What supports this PR measurement framework?

Practical notes

  • AMEC's Integrated Evaluation Framework moves from objectives, benchmarks, plans, and targets through outputs, out-takes, outcomes, and impact.
  • AMEC states that communication measurement should move beyond activity and media-output counts to effects connected with organizational objectives.
  • AMEC's measurement principles require both quantity and quality and reject advertising-value equivalents as a measure of public-relations value.
  • This guide adapts that professional framework to music publicity and explicitly separates evidence from claims of causal streams, followers, tickets, or revenue.

Source notes

  • AMEC: Integrated Evaluation Framework, accessed July 18, 2026.
  • AMEC: Barcelona Declaration of Measurement Principles, accessed July 18, 2026.
  • Muck Rack: The State of Journalism 2026, accessed July 18, 2026.

Frequently asked questions

How many press placements make a music PR campaign successful?
There is no universal count. Success depends on the objective, audience fit, quality, response, outcomes, cost, baseline, targets, and evidence limitations.
Do article impressions prove that people saw the coverage?
Usually not. Potential impressions estimate possible exposure. Use verified audience data, engagement, referrals, actions, surveys, or clearly labeled proxies where available.
Can a spike in streams be attributed to press coverage?
Only with supporting evidence and caveats.

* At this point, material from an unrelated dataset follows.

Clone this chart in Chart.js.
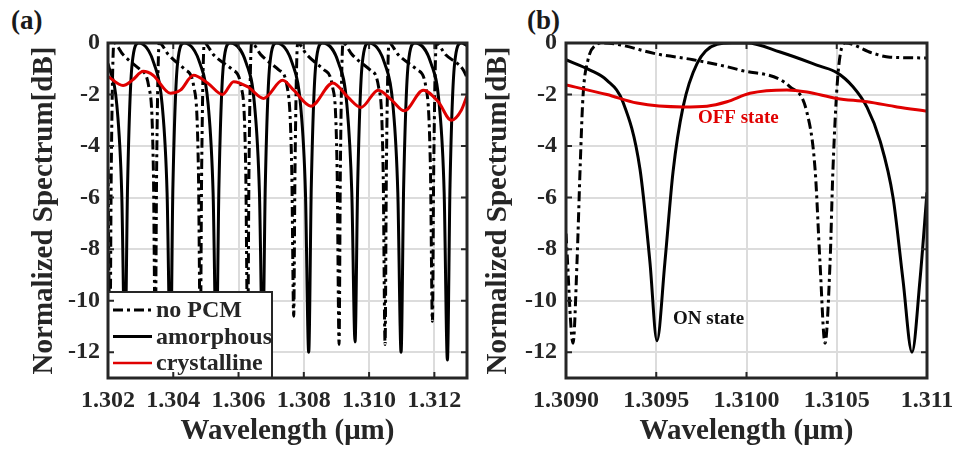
<!DOCTYPE html>
<html><head><meta charset="utf-8">
<script src="https://cdn.jsdelivr.net/npm/chart.js@4/dist/chart.umd.min.js"></script>
<style>
html,body{margin:0;padding:0;background:#fff;width:957px;height:450px;overflow:hidden;position:relative}
canvas{position:absolute;top:0}
#ca{left:0}
#cb{left:480px}
.lbl{position:absolute;font-family:'Liberation Serif','Times New Roman',serif;font-weight:bold;font-size:27px;line-height:27px;color:#1a1a1a}
</style></head><body>
<div class="lbl" style="left:11px;top:7px">(a)</div>
<div class="lbl" style="left:527px;top:7px">(b)</div>
<canvas id="ca" width="480" height="450"></canvas>
<canvas id="cb" width="477" height="450"></canvas>
<script>
// ---------- shared ----------
const seriesNames = ['no PCM', 'amorphous', 'crystalline'];
const yTicks = [-12, -10, -8, -6, -4, -2, 0];

// ---------- panel (a) ----------
const xTicksA  = [1.302, 1.304, 1.306, 1.308, 1.310, 1.312];
const xLabelsA = ['1.302', '1.304', '1.306', '1.308', '1.310', '1.312'];

const noPcmA_x = [1.30200,1.30206,1.30210,1.30218,1.30246,
  1.30300,1.30325,1.30339,1.30345,1.30349,1.30357,1.30385,
  1.30438,1.30463,1.30477,1.30483,1.30487,1.30495,1.30523,
  1.30583,1.30608,1.30622,1.30628,1.30632,1.30640,1.30668,
  1.30724,1.30749,1.30763,1.30769,1.30773,1.30781,1.30809,
  1.30863,1.30888,1.30902,1.30908,1.30912,1.30920,1.30948,
  1.31004,1.31029,1.31043,1.31049,1.31053,1.31061,1.31089,
  1.31149,1.31174,1.31188,1.31194,1.31198,1.31206,1.31234,
  1.31289,1.31300];
const noPcmA_y = [-4.9,-11.7,-4.9,0,-0.45,
  -1.05,-1.7,-4.9,-11.7,-4.9,0,-0.45,
  -1.05,-1.7,-4.9,-11.5,-4.9,0,-0.45,
  -1.05,-1.7,-4.9,-11.7,-4.9,0,-0.45,
  -1.05,-1.7,-4.9,-10.6,-4.9,0,-0.45,
  -1.05,-1.7,-4.9,-11.7,-4.9,0,-0.45,
  -1.05,-1.7,-4.9,-11.7,-4.9,0,-0.45,
  -1.05,-1.7,-4.9,-10.8,-4.9,0,-0.45,
  -1.05,-1.35];

const amorA_x = [1.30200,1.30227,1.30242,1.30252,1.30260,1.30274,1.30294,
  1.30341,1.30366,1.30381,1.30391,1.30399,1.30413,1.30433,
  1.30482,1.30507,1.30522,1.30532,1.30540,1.30554,1.30574,
  1.30624,1.30649,1.30664,1.30674,1.30682,1.30696,1.30716,
  1.30765,1.30790,1.30805,1.30815,1.30823,1.30837,1.30857,
  1.30907,1.30932,1.30947,1.30957,1.30965,1.30979,1.30999,
  1.31048,1.31073,1.31088,1.31098,1.31106,1.31120,1.31140,
  1.31190,1.31215,1.31230,1.31240,1.31248,1.31262,1.31282,
  1.31300];
const amorA_y = [-0.8,-2.4,-5.8,-12.0,-5.5,-0.8,0,
  -0.8,-2.4,-5.8,-12.0,-5.5,-0.8,0,
  -0.8,-2.4,-5.8,-12.0,-5.5,-0.8,0,
  -0.8,-2.4,-5.8,-12.0,-5.5,-0.8,0,
  -0.8,-2.4,-5.8,-12.0,-5.5,-0.8,0,
  -0.8,-2.4,-5.8,-11.6,-5.5,-0.8,0,
  -0.8,-2.4,-5.8,-12.0,-5.5,-0.8,0,
  -0.8,-2.4,-5.8,-12.3,-5.5,-0.8,0,
  -0.1];

const crysA_x = [1.30200,1.30246,1.30274,1.30308,1.30338,1.30391,1.30422,1.30462,1.30505,
  1.30551,1.30585,1.30628,1.30677,1.30735,1.30769,1.30822,1.30889,1.30935,1.30975,
  1.31028,1.31068,1.31108,1.31166,1.31212,1.31252,1.31283,1.31300];
const crysA_y = [-1.3,-1.65,-1.45,-1.1,-1.25,-1.95,-1.83,-1.25,-1.55,
  -2.0,-1.5,-1.7,-2.15,-1.45,-1.83,-2.45,-1.55,-2.1,-2.5,
  -1.83,-2.2,-2.63,-1.83,-2.28,-3.0,-2.6,-2.05];

// ---------- panel (b) ----------
const xTicksB  = [1.3090, 1.3095, 1.3100, 1.3105, 1.3110];
const xLabelsB = ['1.3090', '1.3095', '1.3100', '1.3105', '1.311'];

const noPcmB_x = [1.30900,1.309039,1.309061,1.309078,1.309094,1.309122,1.309161,1.309205,
  1.309521,1.309704,1.309964,1.310241,1.310335,1.310380,1.310407,1.310435,1.310463,
  1.310479,1.310507,1.310546,1.310701,1.310795,1.311];
const noPcmB_y = [-7.4,-11.65,-8.5,-4.9,-2.1,-0.65,-0.1,0,
  -0.45,-0.65,-1.05,-1.7,-2.7,-4.9,-8.5,-11.65,-8.5,
  -4.9,-1.2,0,-0.4,-0.55,-0.58];

const amorB_x = [1.30900,1.309133,1.309227,1.309316,1.309410,1.309465,1.309504,1.309548,1.309593,
  1.309648,1.309726,1.309837,1.309920,1.310003,1.310186,1.310407,1.310501,1.310590,
  1.310668,1.310740,1.310812,1.310867,1.310917,1.310961,1.311];
const amorB_y = [-0.65,-1.05,-1.45,-2.3,-4.9,-8.5,-11.55,-8.5,-5.0,
  -2.5,-0.8,-0.05,0,0,-0.35,-0.9,-1.15,-1.7,
  -2.5,-3.8,-6.0,-9.2,-12.0,-9.2,-5.8];

const crysB_x = [1.30900,1.309227,1.309393,1.309648,1.309781,1.309892,1.310019,1.310224,
  1.310335,1.310501,1.310668,1.310834,1.311];
const crysB_y = [-1.63,-2.0,-2.33,-2.48,-2.45,-2.28,-1.95,-1.82,
  -1.9,-2.15,-2.28,-2.48,-2.65];

const notesB = [
  {text: 'OFF state', x: 1.309731, y: -2.91, red: true},
  {text: 'ON state',  x: 1.309593, y: -10.71, red: false}
];

// ---------- styling ----------
const FONT = "'Liberation Serif', 'Times New Roman', serif";
const INK = '#262626';
const RED = '#e00000';
const GRID = '#dcdcdc';
const DASH = [10, 4, 3, 4];

function pts(xs, ys) { return xs.map((x, i) => ({x: x, y: ys[i]})); }
function ds(label, xs, ys, color, dash, order) {
  return {label, data: pts(xs, ys), borderColor: color, borderWidth: 3, borderDash: dash || [],
    pointRadius: 0, fill: false, cubicInterpolationMode: 'monotone', borderCapStyle: 'butt',
    borderJoinStyle: 'round', order};
}

function scalesCfg(xmin, xmax, xTicks, xLabels, yWidth, yLabelPad, yTitlePad) {
  return {
    x: {
      type: 'linear', min: xmin, max: xmax,
      afterBuildTicks: s => { s.ticks = xTicks.map(v => ({value: v})); },
      afterFit: s => { s.height = 72; },
      ticks: {autoSkip: false, maxRotation: 0, minRotation: 0, padding: 0, color: INK,
        font: {family: FONT, size: 24, weight: 'bold'},
        callback: v => { const i = xTicks.findIndex(t => Math.abs(t - v) < 1e-9); return i >= 0 ? xLabels[i] : ''; }},
      grid: {color: GRID, lineWidth: 2, drawTicks: true, tickLength: 8, tickColor: 'rgba(0,0,0,0)'},
      border: {display: false},
      title: {display: true, text: 'Wavelength (μm)', color: INK,
        font: {family: FONT, size: 29, weight: 'bold'}, padding: {top: 0, bottom: 1}}
    },
    y: {
      type: 'linear', min: -13, max: 0,
      afterBuildTicks: s => { s.ticks = yTicks.map(v => ({value: v})); },
      afterFit: s => { s.width = yWidth; },
      ticks: {padding: yLabelPad, color: INK, font: {family: FONT, size: 24, weight: 'bold'}},
      grid: {color: GRID, lineWidth: 2, drawTicks: false},
      border: {display: false},
      title: {display: true, text: 'Normalized Spectrum[dB]', color: INK,
        font: {family: FONT, size: 29, weight: 'bold'}, padding: {top: yTitlePad, bottom: 0}}
    }
  };
}

function drawFrame(chart) {
  const {ctx, chartArea: a, scales: {x, y}} = chart;
  ctx.save();
  ctx.strokeStyle = INK; ctx.lineWidth = 2; ctx.setLineDash([]);
  const tl = 6;
  x.ticks.forEach(t => {
    const px = x.getPixelForValue(t.value);
    ctx.beginPath(); ctx.moveTo(px, a.bottom); ctx.lineTo(px, a.bottom - tl);
    ctx.moveTo(px, a.top); ctx.lineTo(px, a.top + tl); ctx.stroke();
  });
  y.ticks.forEach(t => {
    const py = y.getPixelForValue(t.value);
    ctx.beginPath(); ctx.moveTo(a.left, py); ctx.lineTo(a.left + tl, py);
    ctx.moveTo(a.right, py); ctx.lineTo(a.right - tl, py); ctx.stroke();
  });
  ctx.lineWidth = 3;
  ctx.strokeRect(a.left, a.top, a.right - a.left, a.bottom - a.top);
  ctx.restore();
}

const legendA = {
  id: 'legendA',
  afterDatasetsDraw(chart) {
    const {ctx, chartArea: a} = chart;
    const styles = [{c: '#000', d: DASH, w: 3}, {c: '#000', d: [], w: 3}, {c: RED, d: [], w: 2.5}];
    const boxR = 272, boxT = 292;
    ctx.save();
    ctx.fillStyle = '#fff';
    ctx.fillRect(a.left, boxT, boxR - a.left, a.bottom - boxT);
    ctx.strokeStyle = INK; ctx.lineWidth = 2;
    ctx.strokeRect(a.left, boxT, boxR - a.left, a.bottom - boxT);
    ctx.font = 'bold 24px ' + FONT;
    ctx.textBaseline = 'middle'; ctx.textAlign = 'left';
    seriesNames.forEach((name, i) => {
      const yy = 310 + i * 26.5;
      ctx.strokeStyle = styles[i].c; ctx.lineWidth = styles[i].w; ctx.setLineDash(styles[i].d);
      ctx.beginPath(); ctx.moveTo(113, yy); ctx.lineTo(152, yy); ctx.stroke();
      ctx.fillStyle = INK;
      ctx.fillText(name, 156, yy + 1);
    });
    ctx.restore();
    drawFrame(chart);
  }
};

const notesPluginB = {
  id: 'notesB',
  afterDatasetsDraw(chart) {
    const {ctx, scales: {x, y}} = chart;
    ctx.save();
    ctx.font = 'bold 19px ' + FONT;
    ctx.textBaseline = 'middle'; ctx.textAlign = 'left';
    notesB.forEach(n => {
      ctx.fillStyle = n.red ? RED : '#111';
      ctx.fillText(n.text, x.getPixelForValue(n.x), y.getPixelForValue(n.y));
    });
    ctx.restore();
    drawFrame(chart);
  }
};

const common = {
  responsive: false, animation: false, devicePixelRatio: 1,
  plugins: {legend: {display: false}, tooltip: {enabled: false}},
  events: []
};

new Chart(document.getElementById('ca'), {
  type: 'line',
  data: {datasets: [
    ds(seriesNames[0], noPcmA_x, noPcmA_y, '#000', DASH, 2),
    ds(seriesNames[1], amorA_x, amorA_y, '#000', [], 1),
    ds(seriesNames[2], crysA_x, crysA_y, RED, [], 0)
  ]},
  options: Object.assign({}, common, {
    layout: {padding: {left: 0, top: 43, right: 13, bottom: 0}},
    scales: scalesCfg(1.302, 1.313, xTicksA, xLabelsA, 108, 8, 27.6)
  }),
  plugins: [legendA]
});

new Chart(document.getElementById('cb'), {
  type: 'line',
  data: {datasets: [
    ds(seriesNames[0], noPcmB_x, noPcmB_y, '#000', DASH, 2),
    ds(seriesNames[1], amorB_x, amorB_y, '#000', [], 1),
    ds(seriesNames[2], crysB_x, crysB_y, RED, [], 0)
  ]},
  options: Object.assign({}, common, {
    layout: {padding: {left: 0, top: 43, right: 30, bottom: 0}},
    scales: scalesCfg(1.3090, 1.3110, xTicksB, xLabelsB, 86, 9, 1.6)
  }),
  plugins: [notesPluginB]
});
</script>
</body></html>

Timing alone is weak because playlists, ads, social activity, release effects, collaborators, and other factors may contribute.
Should a PR report include negative or inaccurate coverage?
Yes. Record tone, errors, corrections, audience relevance, and response. Omitting unfavorable evidence prevents an honest quality assessment and useful learning.
Is advertising-value equivalency a valid way to value music press?
No. AMEC rejects AVE as a measure of PR value because media-space cost does not establish coverage quality, audience response, outcomes, or impact.